Thursday, 25 August 2011

Celebrity Big Brother - It would be lovely to have Paddy behind us, yapping away

My boyfriend is eating something that if you ate it in the Big Brother house you'd rightly be called an animal. Micro chips, hotdog sausages and cheese. I've heard it's Jedward's favourite dins.
Wizzzzzard of Oz task. As all the tasks have been framed around the different personalities, is this task based on Kerry's love of whizz?
I'm surprised Bobby agreed to wear the dress as he's such a poser.
Darryn's mad because they said he hasn't got a heart. Your card is marked, Sally. He's gonna pap you to death. See her check herself out in the mirror in her Dorothy garb. Yes like Dorothy if she's had a chin like a a builder.
Bobby calling Amy thick. Nice. And the boobs comment, too. He's all class, that one.
Darryn is livid! Darryn can't get into his trousers. Should have got lipo instead. He's the main source of bitterness in that house.
Why does Amy look so far away in the DR chair? She looks smaller than Yoda.
Tara: 'it smells like throw up' about some unidentified liquid.
Amy and Darryn are right about Bobby; he does have balls in the DR but not out of it.
Loved Paddy in his dog basket going 'for fuck's sake.'
Oh Darryn, get over it, you idiot. People think you're heartless because you're a superficial prick. Also, Abs from Five called. He wants his six pack back.
I think Bobby has got something with him. What's sweat-gate all about? What's going on in his head? He's mildly psychopathic, I think.
Amy getting tortured was quite amusing. She got the maths question right! Impressive. Amy is like Jesus up on that cross. She is the resurrection of thickery. That section of the show went on for about five minutes too long.
My boyfriend is now getting mad because it's not clear what the task is to win. He wants clear outcomes before he becomes invested in this task! I don't think we every found out.
Sally sounded like Vicky Pollard when she was arguing with Darryn. 'No no no no no no no.' 'All she had to go through to get here...' Yeah, she wore that sheet made of barbed wire. Tirelessly tweeted. Slept with that gross politician so we have heard of her in the first place (now there's feminism in action).
Klosh times! Bankroll times, more like. Darryn is sinking into martyrdom right now.
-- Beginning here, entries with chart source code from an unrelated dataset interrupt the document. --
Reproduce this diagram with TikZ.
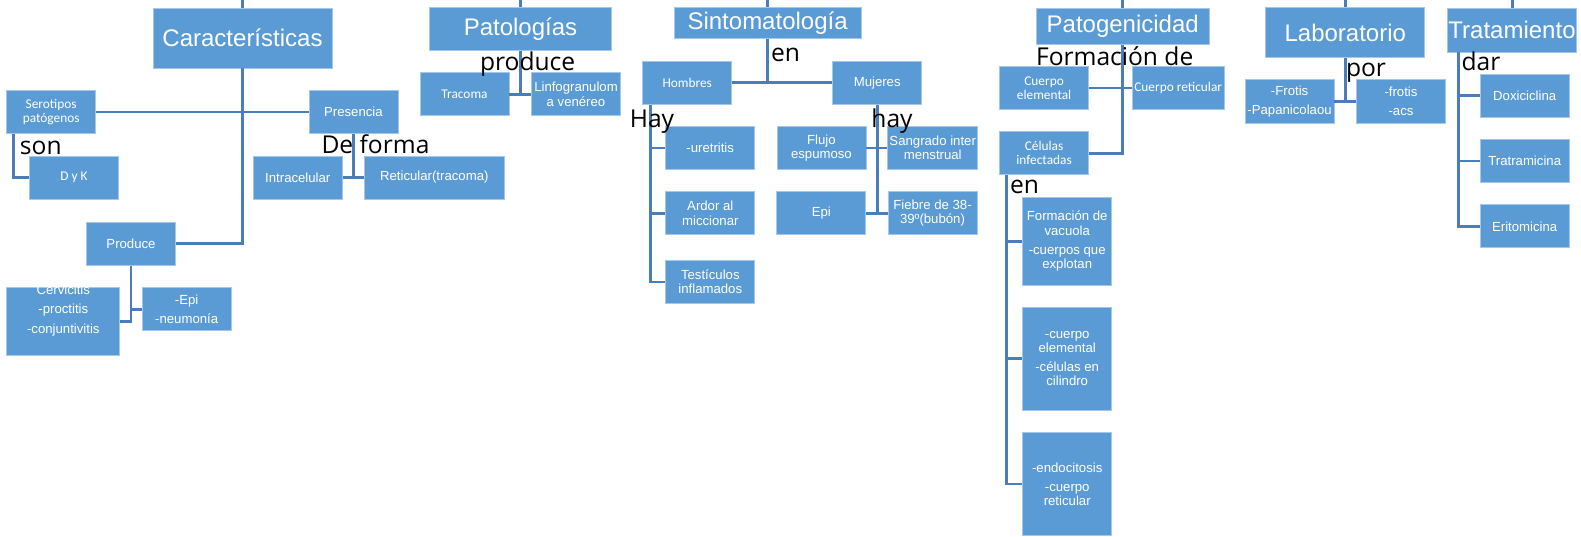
\documentclass[tikz,border=0pt]{standalone}
\usepackage{fontspec}
\setmainfont{Liberation Sans}
\newfontfamily\calfont{Carlito}
\newfontfamily\lblfont{Open Sans}
\usepackage{xcolor}
\definecolor{boxblue}{RGB}{91,155,213}
\definecolor{linkblue}{RGB}{74,126,187}
\newdimen\pxu \pxu=0.02cm

\begin{document}
\begin{tikzpicture} [
    x=0.02cm, y=-0.02cm,
    head/.style   = { rectangle, fill=boxblue, draw=boxblue!55!white, line width=0.4pt,
                      text=white, inner sep=0pt, font=\fontsize{13.66}{16}\selectfont },
    block/.style  = { rectangle, fill=boxblue, draw=boxblue!55!white, line width=0.4pt,
                      text=white, inner sep=1pt, align=center,
                      minimum width=89*\pxu, minimum height=43*\pxu,
                      font=\fontsize{7.5}{8}\selectfont },
    cblock/.style = { block, font=\calfont\fontsize{7.6}{8}\selectfont },
    word/.style   = { anchor=base, inner sep=0pt, font=\lblfont\fontsize{14}{16}\selectfont },
    line/.style   = { draw=linkblue, line width=1.7pt },
  ]
  \path [use as bounding box, fill=white] (0,0) rectangle (1581,537);

  % headings
  \node [head, minimum width=179*\pxu, minimum height=60*\pxu] (carac) at (242.5,38)   {Características};
  \node [head, minimum width=182*\pxu, minimum height=43*\pxu] (patol) at (520.5,29.3) {Patologías};
  \node [head, minimum width=187*\pxu, minimum height=31*\pxu] (sinto) at (767.6,23.3) {Sintomatología};
  \node [head, minimum width=173*\pxu, minimum height=36*\pxu] (patog) at (1122.7,26.2) {Patogenicidad};
  \node [head, minimum width=159*\pxu, minimum height=50*\pxu] (labor) at (1345.3,32.8) {Laboratorio};
  \node [head, minimum width=129*\pxu, minimum height=44*\pxu] (trata) at (1512,30)     {Tratamiento};

  \coordinate (t1) at (242.5,0);
  \coordinate (t2) at (520.5,0);
  \coordinate (t3) at (767.6,0);
  \coordinate (t4) at (1122.7,0);
  \coordinate (t5) at (1345.3,0);
  \coordinate (t6) at (1512,0);

  % caracteristicas
  \node [cblock] (serot)  at (51.2,112)   {Serotipos\\patógenos};
  \node [block]  (presen) at (353.4,112)  {Presencia};
  \node [cblock] (dyk)    at (74,177.5)   {D y K};
  \node [block]  (intrac) at (297.8,177.5) {Intracelular};
  \node [block, minimum width=140*\pxu] (reticu) at (434.3,177.5) {Reticular(tracoma)};
  \node [block]  (produ)  at (131,243.8)  {Produce};
  \node [block, minimum width=113*\pxu, minimum height=68*\pxu, text height=15pt] (cervi) at (63.3,321.5)
        {Cervicitis\\[3pt]-proctitis\\[3pt]-conjuntivitis};
  \node [block]  (epineu) at (186.7,309.2) {-Epi\\[3pt]-neumonía};

  % patologias
  \node [cblock] (tracom) at (464.5,94.3) {Tracoma};
  \node [block]  (linfog) at (576,94.3)   {Linfogranulom\\a venéreo};

  % sintomatologia
  \node [cblock] (hombr) at (687.2,82.8)  {Hombres};
  \node [block]  (mujer) at (877.2,82.8)  {Mujeres};
  \node [block]  (uretr) at (710.2,148)   {-uretritis};
  \node [block]  (ardor) at (710.3,213.3) {Ardor al\\miccionar};
  \node [block]  (testi) at (710.3,282)   {Testículos\\inflamados};
  \node [block]  (flujo) at (821.4,148)   {Flujo\\espumoso};
  \node [block]  (sangr) at (932.7,148)   {Sangrado inter\\menstrual};
  \node [block]  (epimu) at (821.3,213.3) {Epi};
  \node [block]  (fiebr) at (932.5,213.3) {Fiebre de 38-\\39º(bubón)};

  % patogenicidad
  \node [cblock] (celem)  at (1044.1,88)    {Cuerpo\\elemental};
  \node [cblock] (cretic) at (1178.2,88)    {Cuerpo reticular};
  \node [cblock] (celul)  at (1044.1,153.3) {Células\\infectadas};
  \node [block, minimum height=88*\pxu]  (vacuo) at (1067.2,241.2)
        {Formación de\\vacuola\\[3pt]-cuerpos que\\explotan};
  \node [block, minimum height=103*\pxu] (cilin) at (1067.2,358.7)
        {-cuerpo\\elemental\\[3pt]-células en\\cilindro};
  \node [block, minimum height=103*\pxu] (endoc) at (1067.2,484)
        {-endocitosis\\[3pt]-cuerpo\\reticular};

  % laboratorio y tratamiento
  \node [block, minimum height=44*\pxu] (frotA) at (1289.6,101.5) {-Frotis\\[3pt]-Papanicolaou};
  \node [block, minimum height=44*\pxu] (frotB) at (1401,101.5)   {-frotis\\[3pt]-acs};
  \node [block] (doxic) at (1524.7,95.7)  {Doxiciclina};
  \node [block] (tratr) at (1524.7,161)   {Tratramicina};
  \node [block] (eritr) at (1524.7,226.3) {Eritomicina};

  % connect all nodes defined above
  \begin{scope} [every path/.style=line]
    \path (t1) -- (carac);
    \path (t2) -- (patol);
    \path (t3) -- (sinto);
    \path (t4) -- (patog);
    \path (t5) -- (labor);
    \path (t6) -- (trata);

    \path (carac) |- (produ);
    \path (serot) -- (presen);
    \path (serot.south west) ++(7.5,0) |- (dyk);
    \path (presen) -- (presen |- intrac);
    \path (intrac) -- (reticu);
    \path (produ) |- (cervi);
    \path (produ |- epineu) -- (epineu);

    \path (patol) -- (patol |- tracom);
    \path (tracom) -- (linfog);

    \path (sinto) -- (sinto |- hombr);
    \path (hombr) -- (mujer);
    \path (hombr.south west) ++(8.4,0) coordinate (hbus) |- (testi);
    \path (hbus |- uretr) -- (uretr);
    \path (hbus |- ardor) -- (ardor);
    \path (mujer) -- (mujer |- fiebr);
    \path (flujo) -- (sangr);
    \path (epimu) -- (fiebr);

    \path (patog) |- (celul);
    \path (celem) -- (cretic);
    \path (celul.south west) ++(7.5,0) coordinate (cbus) |- (endoc);
    \path (cbus |- vacuo) -- (vacuo);
    \path (cbus |- cilin) -- (cilin);

    \path (labor) -- (labor |- frotA);
    \path (frotA) -- (frotB);
    \path (trata.south west) ++(11.4,0) coordinate (tbus) |- (eritr);
    \path (tbus |- doxic) -- (doxic);
    \path (tbus |- tratr) -- (tratr);
  \end{scope}

  % words on the links
  \node [word] (lson)   at (40.8,154)    {son};
  \node [word] (lforma) at (375.5,153.3) {De forma};
  \node [word] (lprod)  at (527.6,70.5)  {produce};
  \node [word] (lenA)   at (785.5,62)    {en};
  \node [word] (lhayA)  at (652,128)     {Hay};
  \node [word] (lhayB)  at (892,128)     {hay};
  \node [word] (lform)  at (1114.7,65.5) {Formación de};
  \node [word] (lpor)   at (1366,76.8)   {por};
  \node [word] (ldar)   at (1481,70.7)   {dar};
  \node [word] (lenB)   at (1024.6,193.3) {en};
\end{tikzpicture}
\end{document}
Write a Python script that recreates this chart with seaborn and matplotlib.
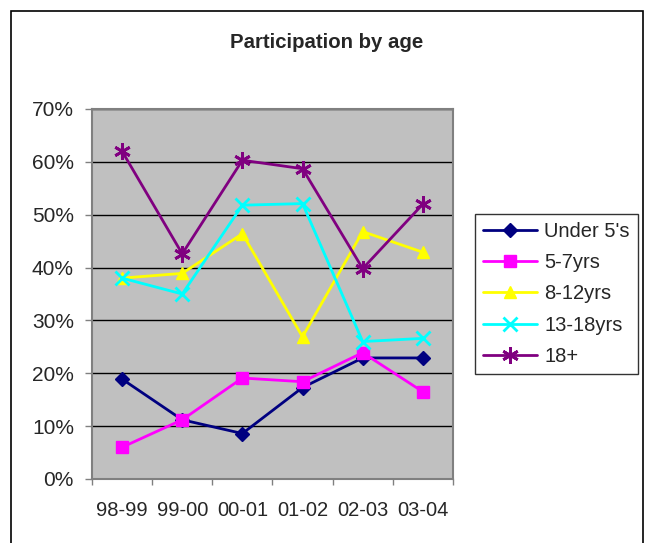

He should have gone to see the parrot! Isn't it stressful to cart animals around for TV shows? Call Peta. I love Darryn crying in his Tin Man outfit. He's only crying because he didn't get his dins. 'Just enjoy the food!' Yes we'll enjoy it in the face of your emotional blackmail. We'll eat it all up.
Is that parrot still sitting there? For fuck's sake, get him a taxi.
DID Bobby put that in his MOUTH? OMG! He should be thrown out for that. Why is Darryn being so cool about it. He's going to blow. This is the weirdest thing ever. And why did Darryn say 'you pissed in it' as if that was normal? My head is bent right now.
Tara's husband sounded about as mentally stable as she is. Look at Darryn lording it. Oh god, I can see right through him. Except about sweat gate. I'll never understand that as long as I live. Unless he's planning some spectacular revenge.
Sally has had a 'gruelling' day. It's not exactly a trip down the mines, is it?
Oh now Bobby is sorry for what he said about Kerry. His flip flopping is annoying, just pick a fucking personality and stick to it. 'I don't agree with some of the choices you've made.' What fucking business is it of his?
Advert: Kerry Katona is speaking to OK about her meltdown??! Where's she doing that interview, in the diary room? Just about sums it up, doesn't it.